A couple of Common Mergansers were swimming around the sandbar. One of them gave me a wing-flap.
This Marbled Godwit was hanging out in the shallow waters around the sandbar. I love the light on him. I can’t image having a beak that big!
You could hear the bark of Black Skimmers as they skimmed along the shore. A small flock of them built up on the sandbar. Then I heard a familiar noise and spotted some funny business going on. It would be so cool if a flock of skimmers nested at North Beach this year!
The Least Terns are back! These are the smallest terns in North America. They return to Florida in late March to nest on our beaches. On this particular morning, I saw them pulling lots of tiny fish from the waves. I hope their nesting colony this year has better luck than last year.
A flock of Red Knots was bathing in the shallow water.
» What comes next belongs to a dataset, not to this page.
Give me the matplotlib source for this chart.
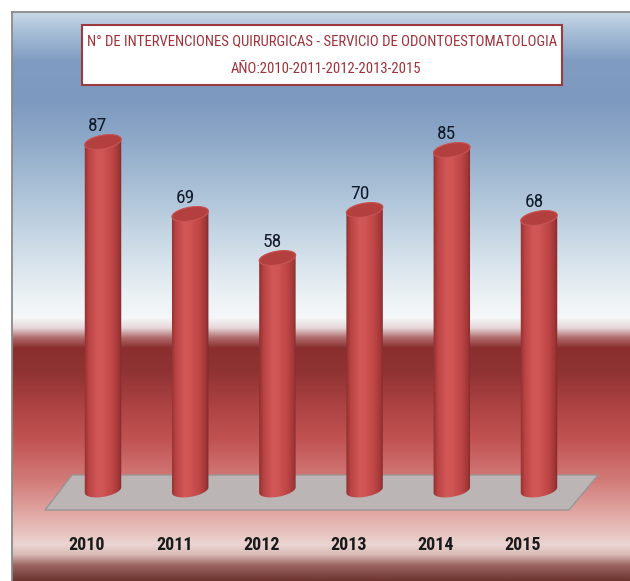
import numpy as np
import matplotlib
matplotlib.use("Agg")
import matplotlib.pyplot as plt
from matplotlib import font_manager
from matplotlib.colors import LinearSegmentedColormap, to_rgb
from matplotlib.patches import Polygon, Rectangle
from matplotlib.lines import Line2D

# data
years = ["2010", "2011", "2012", "2013", "2014", "2015"]
counts = [87, 69, 58, 70, 85, 68]
title_1 = "N° DE INTERVENCIONES QUIRURGICAS - SERVICIO DE ODONTOESTOMATOLOGIA"
title_2 = "AÑO:2010-2011-2012-2013-2015"

# narrowest font that is installed
names = {f.name for f in font_manager.fontManager.ttflist}
fam = "DejaVu Sans"
for cand in ["Liberation Sans Narrow", "Roboto Condensed", "Open Sans Condensed",
             "Liberation Sans", "Roboto"]:
    if cand in names:
        fam = cand
        break

W, H = 630, 581
fig = plt.figure(figsize=(W / 100, H / 100), dpi=100)
fig.patch.set_facecolor("white")

def fx(px):
    return px / W

def fy(py):
    return 1 - py / H

# background gradient (pixel y, colour)
stops = [(12, "#c8d8e7"), (30, "#a9c0d8"), (60, "#809cc2"), (100, "#7d99bf"),
         (140, "#8ea9c8"), (200, "#b1c6da"), (260, "#d6e2eb"), (300, "#eef3f6"),
         (318, "#f5f7f9"), (328, "#e6d6d9"), (338, "#b06a6a"), (348, "#8a2e2e"),
         (372, "#903333"), (410, "#b04444"), (440, "#c15353"), (480, "#d27a78"),
         (520, "#e3b0ab"), (545, "#ebd5d2"), (555, "#d8bab6"), (566, "#9a6460"),
         (581, "#6e3530")]
ys = np.arange(12, H + 1)
sp = np.array([s[0] for s in stops])
cols = np.array([to_rgb(s[1]) for s in stops])
grad = np.stack([np.interp(ys, sp, cols[:, k]) for k in range(3)], axis=1)[:, None, :]

pos = [fx(12), 0, 1 - fx(12), 1 - 12 / H]
bg = fig.add_axes(pos)
bg.imshow(grad, aspect="auto", extent=[0, 1, 0, 1])
bg.set_axis_off()

fig.add_artist(Line2D([fx(12), fx(12)], [0, fy(12)], color="#8a8a8a", lw=1.3))
fig.add_artist(Line2D([fx(12), 1], [fy(12), fy(12)], color="#8a8a8a", lw=1.3))

# chart axes: category index on x, count on y
x0, step = 103, 87.2     # pixel centre of first cylinder, spacing
base, unit = 490, 4.0    # pixel y of zero, pixels per unit
ax = fig.add_axes(pos)
ax.set_axis_off()
ax.patch.set_alpha(0)
sx, sy = step, unit

# grey floor
n = len(counts)
floor = [(-31 / sx, 15 / sy), (n - 1 + 59 / sx, 15 / sy),
         (n - 1 + 30 / sx, -20 / sy), (-58 / sx, -20 / sy)]
ax.add_patch(Polygon(floor, closed=True, facecolor="#bbb5b5",
                     edgecolor="#9a9494", lw=1.0, zorder=1))

# cylinders
a, b, tilt = 18.5, 6.8, np.radians(10)

def ell(cx, cy, t):
    ex = a * np.cos(t) * np.cos(tilt) - b * np.sin(t) * np.sin(tilt)
    ey = a * np.cos(t) * np.sin(tilt) + b * np.sin(t) * np.cos(tilt)
    return np.column_stack([cx + ex / sx, cy + ey / sy])

body_cmap = LinearSegmentedColormap.from_list(
    "body", [(0, "#8f2f2f"), (0.12, "#b94343"), (0.35, "#d25757"),
             (0.5, "#d05555"), (0.75, "#bf4646"), (0.92, "#a03636"), (1, "#7f2828")])
hgrad = np.linspace(0, 1, 200)[None, :]

for i, v in enumerate(counts):
    t1 = np.linspace(np.pi, 2 * np.pi, 50)
    t2 = np.linspace(0, np.pi, 50)
    outline = np.vstack([ell(i, 0, t1), ell(i, v, t2)])
    body = Polygon(outline, closed=True, facecolor="none", edgecolor="none")
    ax.add_patch(body)
    half = a * 1.02 / sx
    im = ax.imshow(hgrad, cmap=body_cmap, aspect="auto", zorder=2,
                   extent=[i - half, i + half, -3 * b / sy, v + 3 * b / sy])
    im.set_clip_path(body)
    top = ell(i, v, np.linspace(0, 2 * np.pi, 80))
    ax.add_patch(Polygon(top, closed=True, facecolor="#b33f3f",
                         edgecolor="#c95454", lw=0.8, zorder=3))
    ax.text(i - 5 / sx, v + 16 / sy, str(v), ha="center", va="center",
            fontsize=14, color="#111a2a", family=fam, zorder=4)
    ax.text(i - 16 / sx, (base - 545) / unit, years[i], ha="center", va="center",
            fontsize=13, fontweight="bold", color="#1a1a1a", family=fam, zorder=4)

ax.set_xlim((12 - x0) / step, (W - x0) / step)
ax.set_ylim((base - H) / unit, (base - 12) / unit)

# title box
fig.add_artist(Rectangle((fx(82), fy(85)), (562 - 82) / W, 60 / H,
                         transform=fig.transFigure, facecolor="white",
                         edgecolor="#9b3a3f", lw=1.5, zorder=5))
t1 = fig.text(fx(322), fy(41), title_1, ha="center", va="center", fontsize=12,
              color="#a0323a", family=fam, zorder=6)
t2 = fig.text(fx(326), fy(69), title_2, ha="center", va="center", fontsize=12,
              color="#a0323a", family=fam, zorder=6)

# size the first title line to the box width, second line follows it
fig.canvas.draw()
r = fig.canvas.get_renderer()
w = t1.get_window_extent(r).width
fs = t1.get_fontsize() * 470 / w
t1.set_fontsize(fs)
t2.set_fontsize(fs)

fig.savefig("out.png", dpi=100)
This one was starting to come into his breeding colors. With all their feet in the water, it was hard to tell if any of them were banded. A lot of them are.
A Reddish Egret flew up and started to dance in the waves. He was pulling out fish after fish after fish! The gulls hovered overheard, ready to steal the fish at the first opportunity. Lazy birds!
I found a pair of Snowy Plovers running around in the white sand. The banded one is a male called “Kenobi” who was born on Outback Key two years ago. It looks like he’s found a girlfriend…
I came across another flock of terns. This one had some Sandwich Terns in it, and finally! after many years, I finally found them “making sandwiches.” :)
One of my last birds of the morning was one of the best. A pair of American Oystercatchers are nesting on North Beach! One of them was banded in Georgia. I’ve never seen baby American Oystercatchers, so I can’t wait to go back!!